EBITDA during the second quarter was $371 million and EBITDA margin was 45.6%, up 3.4% year over year. This was more than management’s long-run target of 45%. Millicom guided EBITDA margin to remain near 45% during fiscal 2009, a respectable level for telecommunications carriers.

The company is exploring all options to improve its highly leveraged balance sheet. Management has taken several decisions, the first of which is to reduce its capital expenditure. Millicom had approximately $2.23 billion of total debt and $833 million of cash & marketable securities at the end of the second quarter of 2009. Since a major part of fiscal 2008 capital spending was earmarked to improve network coverage, it is expected that the company will now benefit from service expansion.

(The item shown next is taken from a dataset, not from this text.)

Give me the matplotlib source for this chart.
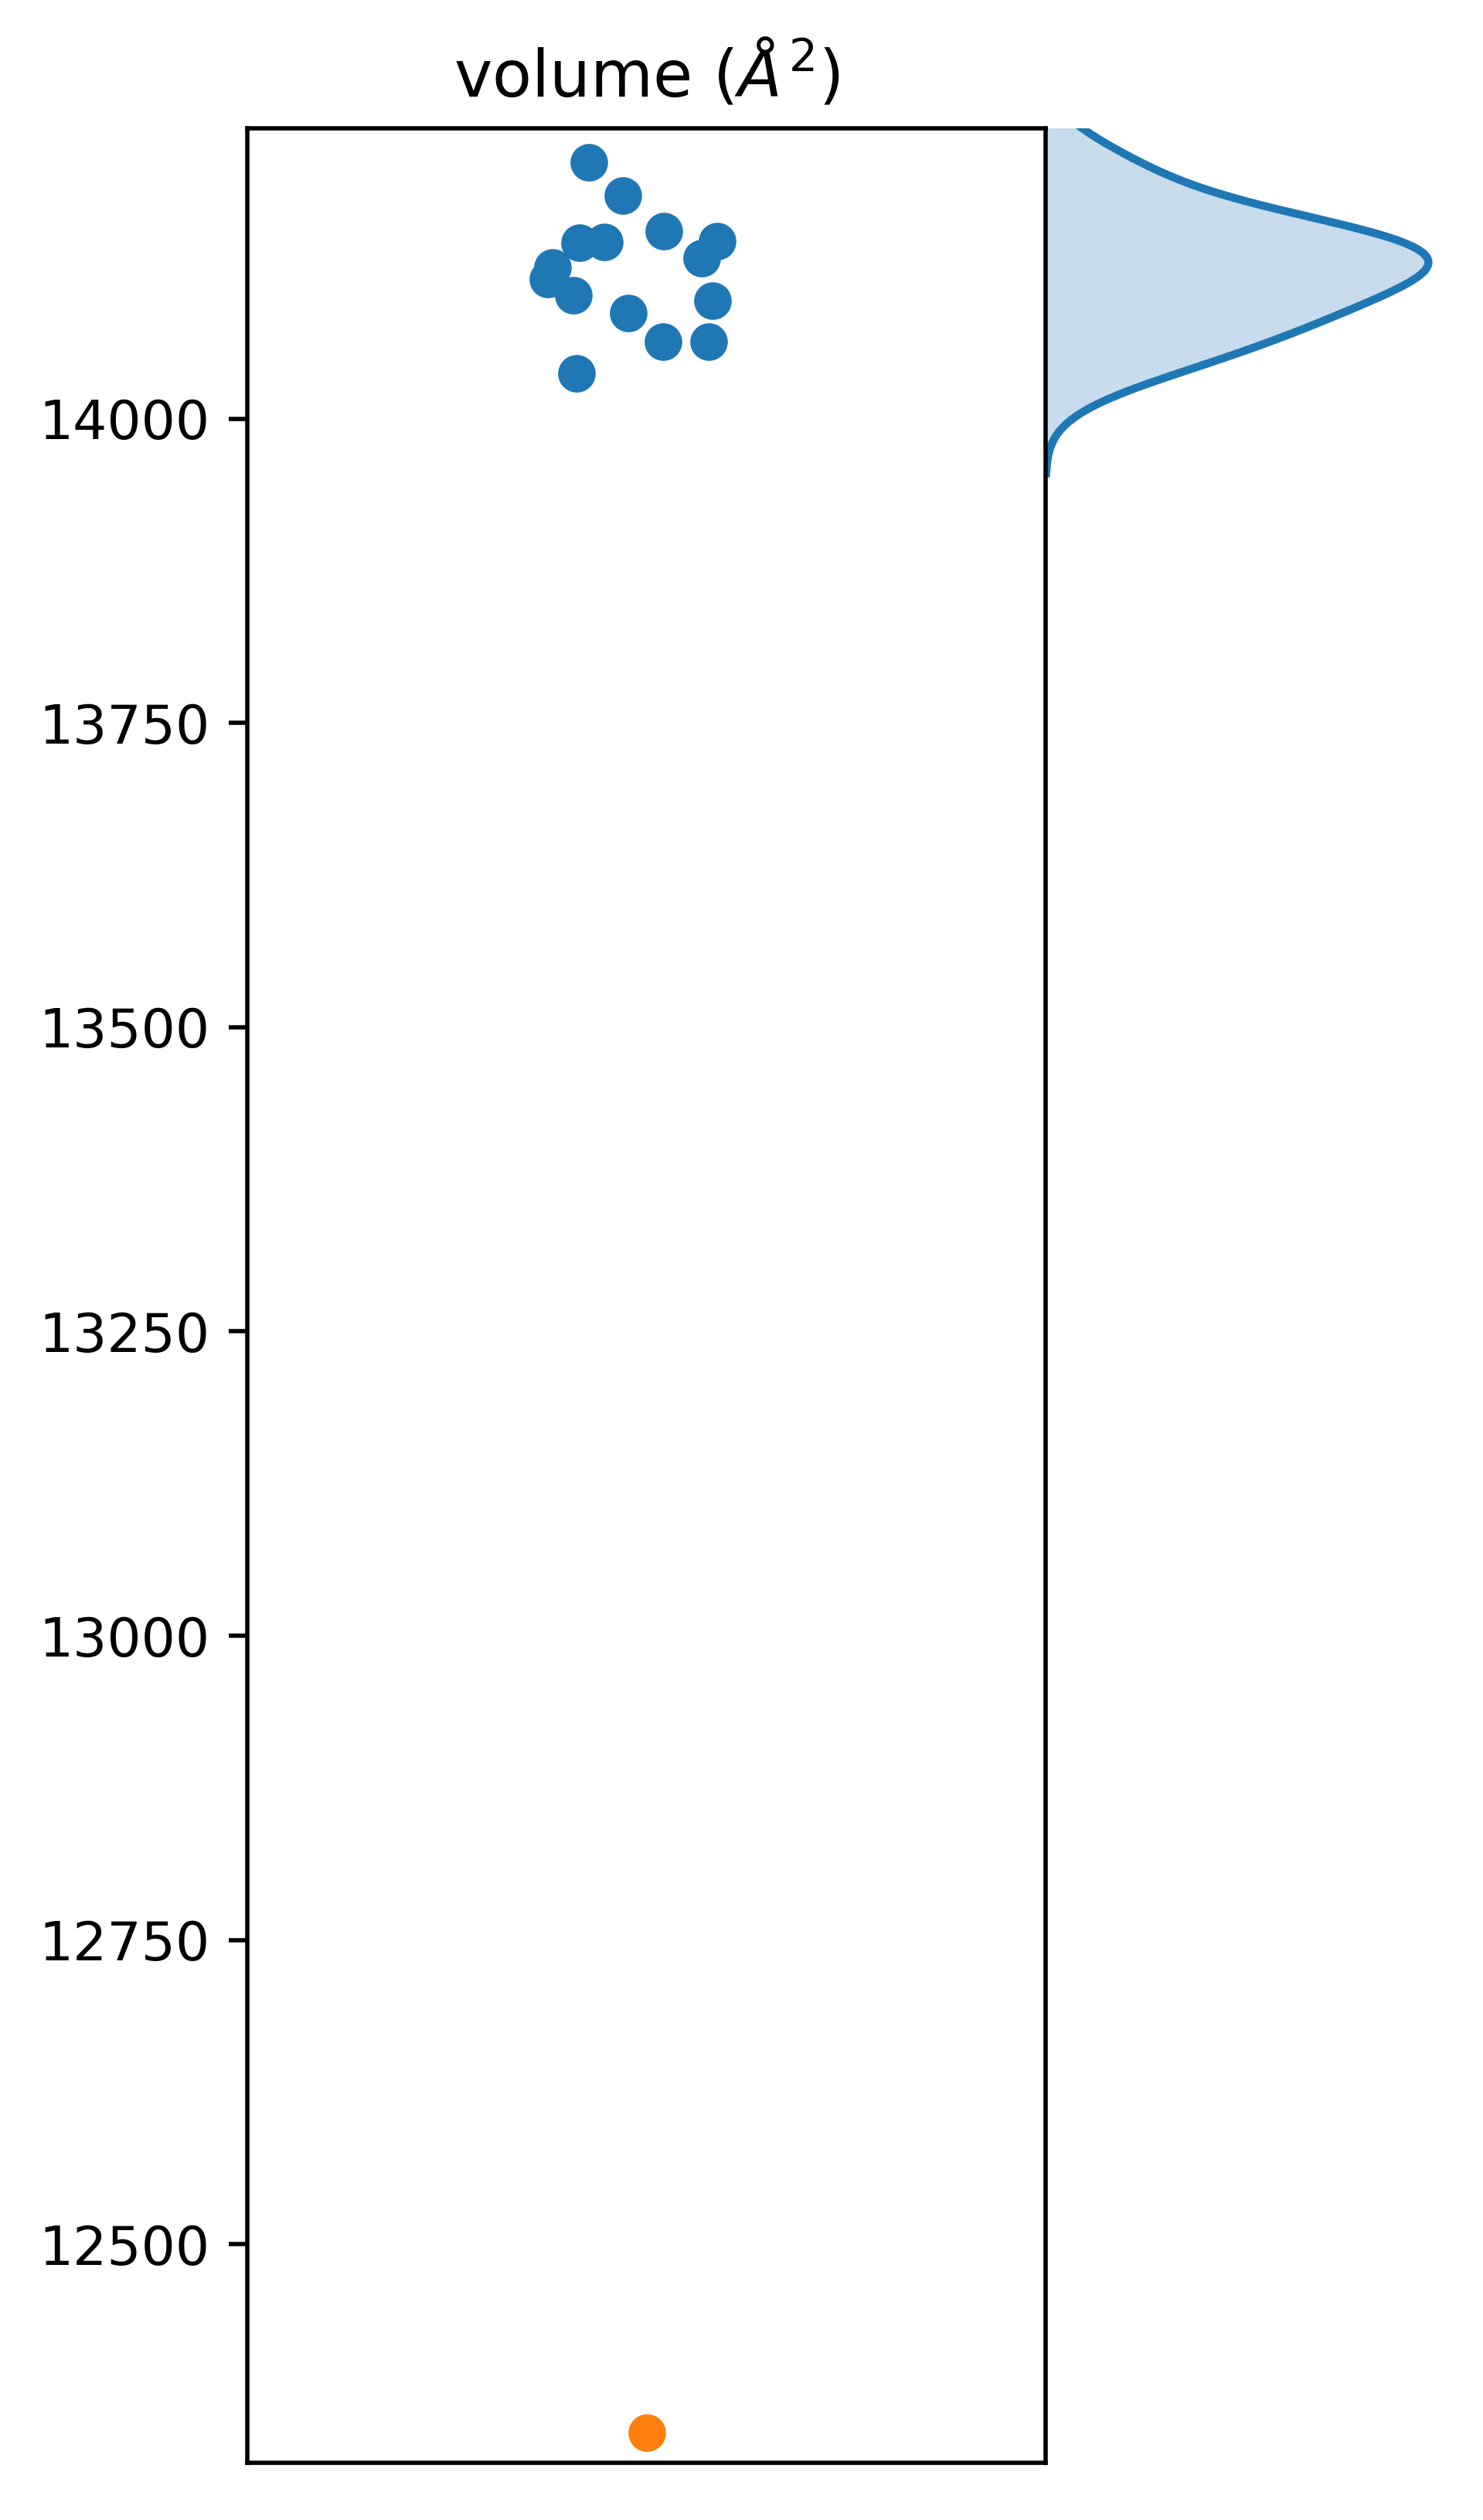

Management has stated that capital spending will decrease to $750 million in 2009 compared to $1.43 billion in the previous year, improving the company’s ability to generate sizable positive free cash. During the first half of 2009, Millicom generated $191.6 million of positive free cash (cash flow from operations less capital expenditures). Disinvestment of Asian operations will reduce capital expenditures by $100 million per annum and is also likely to provide $500 million - $700 million of cash to the company.

However, we remain concerned with weak global economic conditions and lingering foreign exchange rate volatility that may impact near-term prospects of Millicom.  This is particularly important as the company operates mainly in untapped networking regions of Central & Latin America, and Africa. Precipitous appreciation of the U.S dollar with respect to the local currencies may hinder financial performance.

Millicom is facing stiff competition from several global telecom operators like America Movil (AMX - Analyst Report), Telekom Argentina (TEO - Analyst Report), Telefonica S.A. (TEF - Analyst Report), and Telefonos de Mexico (TMX - Analyst Report). As a result, Millicom has been contending a meaningful decline of ARPU (average Revenue per User).  In the second quarter of 2009 ARPU was $9.7 compared to $9.9 in the previous quarter and $12.6 in the year-ago quarter. We maintain our Hold rating for Millicom.